# little lamb nappies



## Uvlollypop

has anyone used these? storys please :-D

https://www.littlelamb.co.uk/itemlist.php/findclas/9?gclid=CK_2-JSf75UCFSAtEAodtVCifQ


----------



## shanegem

I have used them. The nappies are great but the wraps are a waste of time. They kept leaking. Personally I find motherease to be the best wraps, although I have now moved on to pocket nappies as I find them much easier. PM me if u need any real nappy advice xxx


----------



## Uvlollypop

cool thank you


----------



## Shifter

shanegem said:


> I have used them. The nappies are great but the wraps are a waste of time. They kept leaking. Personally I find motherease to be the best wraps, although I have now moved on to pocket nappies as I find them much easier. PM me if u need any real nappy advice xxx

Ah, that's useful to know as I was planning on getting them from Little Lamb.


----------



## Shifter

shanegem said:


> I have used them. The nappies are great but the wraps are a waste of time. They kept leaking. Personally I find *motherease* to be the best wraps, although I have now moved on to pocket nappies as I find them much easier. PM me if u need any real nappy advice xxx

https://www.soorganic.com/home.php?cat=359&gclid=CO6Z74_a8ZUCFROA1Qod8G1Neg

Are these the ones you mean?


----------



## shanegem

yes, these are the wraps I have https://www.babykind.co.uk/wrapsrikki.htm

The one size motherease are good too as they fit from birth to potty so you dont need to buy bigger sizes. The wraps come in rikki (velcro) and airflow (poppers). 

HTH


----------



## Shifter

shanegem said:


> yes, these are the wraps I have https://www.babykind.co.uk/wrapsrikki.htm
> 
> The one size motherease are good too as they fit from birth to potty so you dont need to buy bigger sizes. The wraps come in rikki (velcro) and airflow (poppers).
> 
> HTH

I looked at the price and was a bit surprised how much they are compared to Little Lamb, but you only need one set for the whole 2.5 years, so it's actually quite a big saving. They say that they might be a bit big for some small newborns, but we're intending to use bio-degradable disposables for the first week or so anyway. I've heard that the early stools are hard to wash out of reusables.


----------



## shanegem

I only started using them when Daisy was about 7 weeks old.
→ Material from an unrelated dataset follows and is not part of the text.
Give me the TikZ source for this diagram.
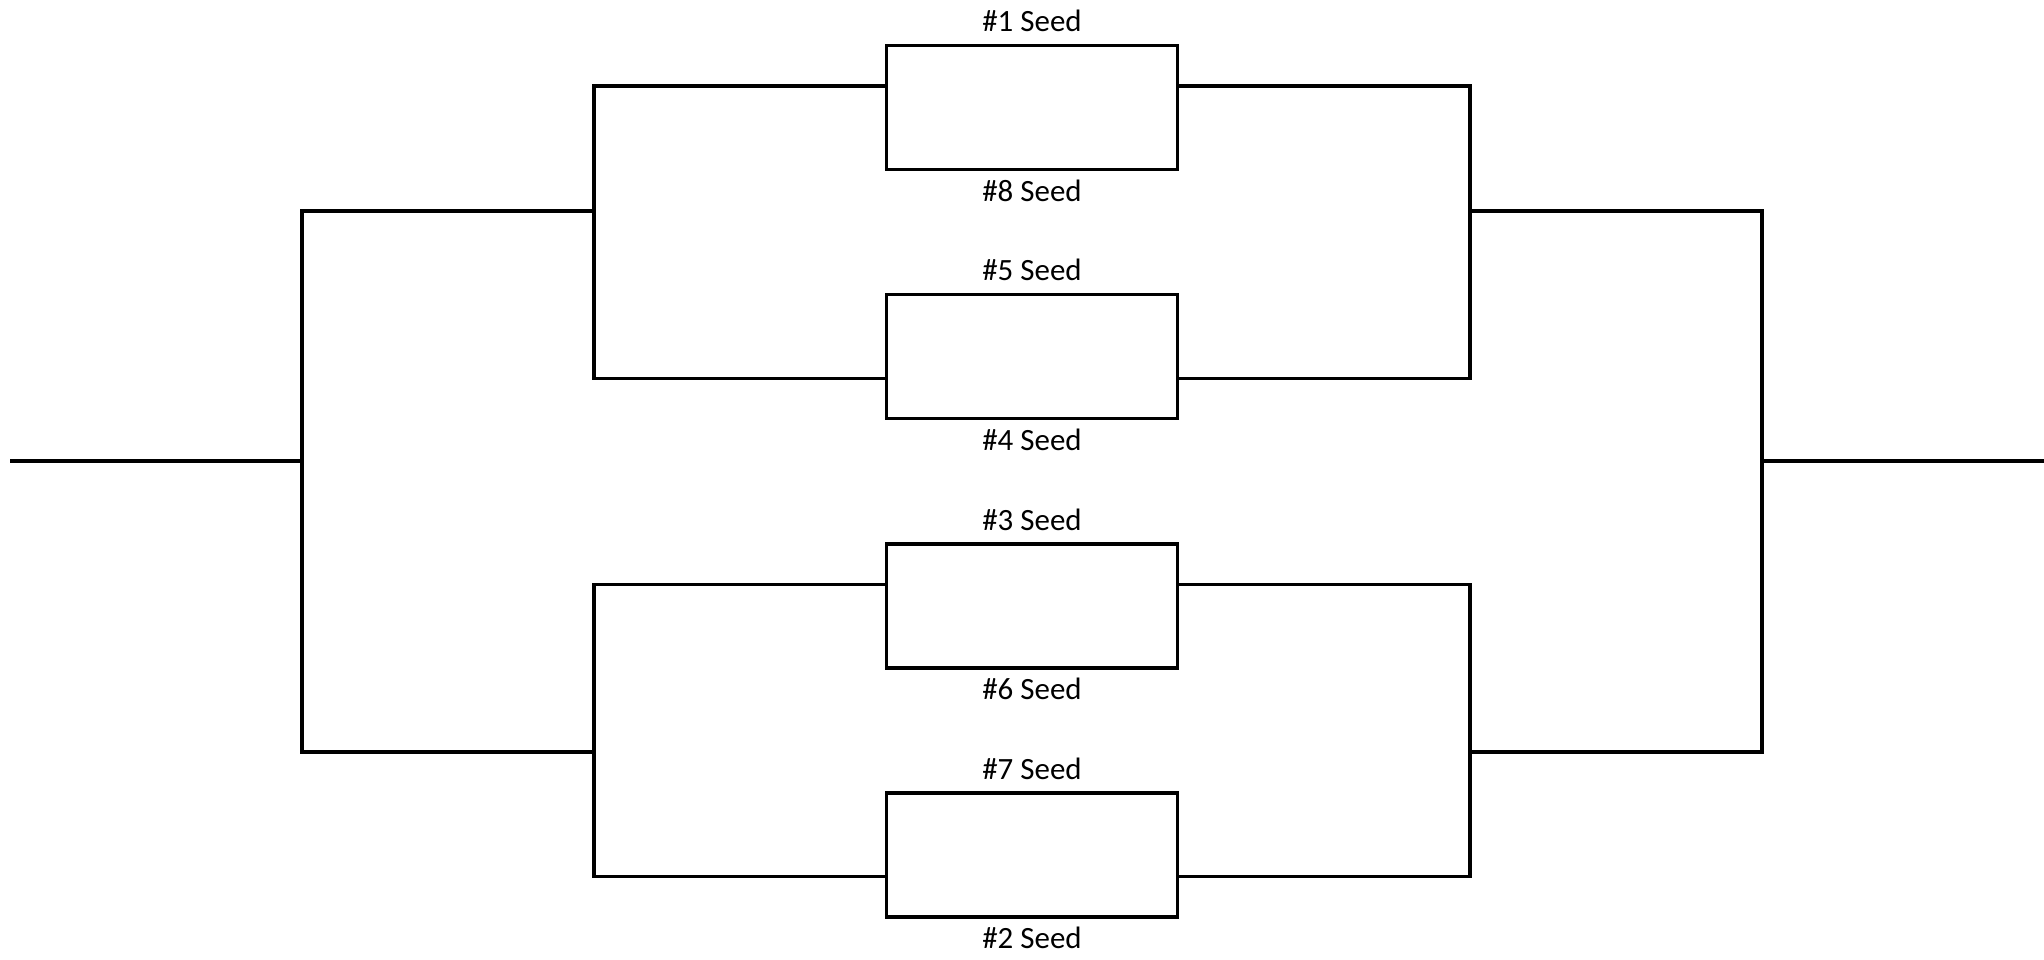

So I don't know about the first newborn poo. Maybe when LO is a couple of weeks old you could start then? You should also contact your council as they normally offer incentives, not alot but it helps. I got £30 from mine. https://www.realnappycampaign.com/nappyfinder/ This will tell you, or you can just contact your local council yourself. xxx


----------



## shanegem

Ps. You can also dye the motherease to brighten them up a bit. Mine are bright pink xxx


----------



## Shifter

shanegem said:


> You should also contact your council as they normally offer incentives, not alot but it helps. I got £30 from mine. https://www.realnappycampaign.com/nappyfinder/ This will tell you, or you can just contact your local council yourself. xxx

I already have my voucher ready to send off :-D


----------



## shanegem

Great!! xxx


----------



## malpal

Hi, 
I have gotten all my nappies and equipment from www.cottoncherub.co.uk The lady was really helpful and because i lived not far from her, she delivered them and gave me demos in how to use them properly. 
She has contacted me recently as she is starting to do the washable baby wipes!!! How cool. I have ordered a kit as i thought i may as well use these if i am using washable nappies. Hope this helps anyone


----------